Whaa... Where'd this monster come from?!?
I did my best to be civil toward the other ringette parents (many of them going out of their way to make our introduction to the sport as painless as possible).
“Dad, why are you wincing?”
“I'm smiling. Now shut up and pay attention to your coach.”
The practise began. As expected, my daughter was the least capable of the bunch. I braced myself for the hot tears of disappointment, and the long (but not unwelcome) journey of re-selling the equipment. The buzzer finally sounded at the end of the hour, and my daughter staggered off the ice. “So, my poor, tired dear,” I said, putting on (I hoped) a sympathetic face, “how was it?”
“It was great! I loved it!”
“Uh ... does this mean you want to stick with it?” My daughter looked at me with such total incomprehension, I suddenly realized that somewhere between getting out of the car and helping her off the ice, I had gone and decamped to another planet.
Later that night, I described the situation to my wife. “Well,” she said, “it's always hard to face a new situation and deal with new people.”
“It's not new,” I moaned. “It's painfully familiar. This is an awful, awful thing we're doing.”
“I don't understand,” she said. “Isn't it good to see our daughter commit to a challenge and follow through?”
“It's not!” I yelped. “It's terrible! We're all going to die and go to Hell!”
My wife got to her feet. “I think you need to talk to somebody else,” she said.
I called my brother, and within five minutes we had it all unpacked. Ringette — the equipment, the sport itself — is not that different from hockey. And my brother and I, like most middle-class Canadian boys in the 70s, were enlisted to play minor hockey. Unlike most middle-class Canadian boys in the 70s, we were never very good at it.
I played it for four years, and my skillsets experienced only modest improvement. During my fourth year, at 12 years old, I was elligible to try out for the All Star Team. The try-outs took place on a Saturday afternoon. I asked my buddy if he was going. “Of course,” he said. “Aren't you?”
I wasn't, but I thought it behooved me to shrug and repeat after him. “Of course,” I said.
My father was surprised to hear this, but he agreed to escort us. I suited up and joined the others on the ice. After some warming up, we gathered at one end of the arena to do sprints. The coach paired us up, readied his stop-watch, then sent the first pair on their way. It was immediately obvious who was fast and who was slow. If a kid was especially slow, the coach cleared his watch before the kid made it to the end of the lap and signaled for the next pair to get going.
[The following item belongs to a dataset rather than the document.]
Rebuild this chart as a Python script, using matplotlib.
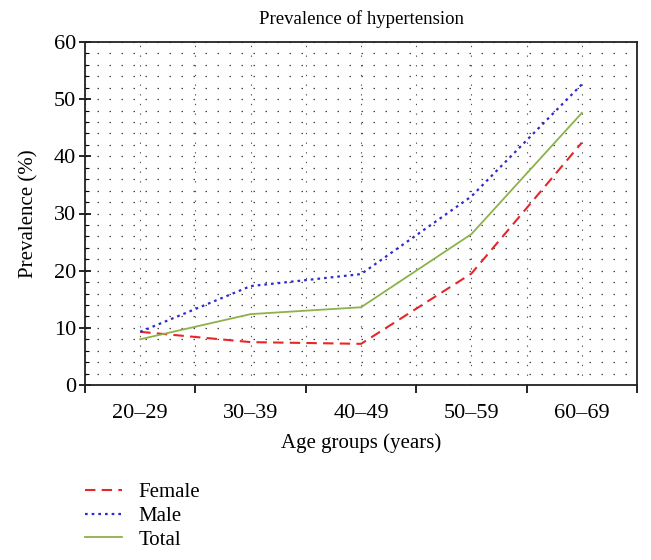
import matplotlib.pyplot as plt
import numpy as np
from matplotlib.ticker import MultipleLocator, FixedLocator

plt.rcParams['font.family'] = ['Liberation Serif', 'DejaVu Serif']

age_groups = ['20–29', '30–39', '40–49', '50–59', '60–69']
female = [9.3, 7.5, 7.2, 19.5, 42.4]
male = [9.3, 17.3, 19.4, 33.0, 52.6]
total = [8.0, 12.4, 13.6, 26.4, 47.6]

fig = plt.figure(figsize=(6.51, 5.6), dpi=100)
ax = fig.add_axes([0.1306, 0.3125, 0.848, 0.6125])

x = np.arange(len(age_groups))

ax.plot(x, female, color='#e8262a', linestyle=(0, (5, 3)), linewidth=1.5, label='Female')
ax.plot(x, male, color='#2b2bd0', linestyle=(0, (1.2, 1.8)), linewidth=1.6, label='Male')
ax.plot(x, total, color='#8db24a', linestyle='-', linewidth=1.3, label='Total')

ax.set_xlim(-0.5, len(age_groups) - 0.5)
ax.set_ylim(0, 60)

ax.xaxis.set_major_locator(FixedLocator(x))
ax.set_xticklabels(age_groups)
ax.xaxis.set_minor_locator(FixedLocator(np.arange(-0.5, len(age_groups), 1.0)))
ax.tick_params(axis='x', which='major', length=0, labelsize=16, pad=14)
ax.tick_params(axis='x', which='minor', direction='out', length=6, width=1.2)

ax.yaxis.set_major_locator(MultipleLocator(10))
ax.yaxis.set_minor_locator(MultipleLocator(2))
ax.tick_params(axis='y', which='major', direction='inout', length=9, width=1.2,
               labelsize=16, pad=2)
ax.tick_params(axis='y', which='minor', direction='in', length=3, width=0.8)

ax.grid(True, axis='y', which='both', color='#444444', linewidth=0.9,
        linestyle=(0, (1.2, 8.4)))
ax.grid(True, axis='x', which='both', color='#555555', linewidth=0.8,
        linestyle=(0, (1.2, 7.5)))
ax.set_axisbelow(True)

for s in ax.spines.values():
    s.set_linewidth(1.3)
    s.set_color('#222222')

ax.set_title('Prevalence of hypertension', fontsize=13.5, pad=13)
ax.set_xlabel('Age groups (years)', fontsize=15, labelpad=7)
ax.set_ylabel('Prevalence (%)', fontsize=15, labelpad=11)

fig.legend(loc='upper left', bbox_to_anchor=(0.118, 0.153), frameon=False,
           fontsize=15, handlelength=1.75, handletextpad=0.8, labelspacing=0.2,
           borderaxespad=0)

fig.savefig('out.png', dpi=100)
Being 12 year old boys, we hooted and hollered at these obvious losers.
Then it was my turn. I knew I wasn't the fastest guy there, but I was also confident I could beat the loser I'd been teamed up with. Wrong. He left me to skate through his slush. And the pair that came behind me were practically breathing down my neck.
The next test was backwards skating. I fancied myself a sturdy defenceman and determined that I would prove myself in this event. And I did. This time I got lapped.
When the following fall arrived and it was time to enroll for hockey, I asked my father if I couldn't take a pass this year. He considered it. “Alright,” he finally said. “I wasn't sure if this was something that needed a little exposure in order for it to 'take', but maybe four years is enough. I just wanted to give you boys a chance I never had.”
It beats me why his parents didn't see fit to indulge him on that front. I'm guessing he had a clear aptitude for hockey as a kid, because the adult evidence remains strong. When I was 18 and he was in his 40s, he could skate circles around me. I doubt any of that has changed now that I'm in my 40s and he's in his 60s.
Now it's my daughter skating circles around me. She soars up the ringette learning curve like a bird taking flight. She's cheerfully aggressive, and a quick study of the game. The apple has fallen closer to the grandfather's tree than it did to her father's, and the only one who is surprised by any of this is Yours Truly — a 41-year-old man who follows his nine-year-old daughter into the arena, and whinges and bickers like a seven-year-old boy. I ask you: just how scary is that?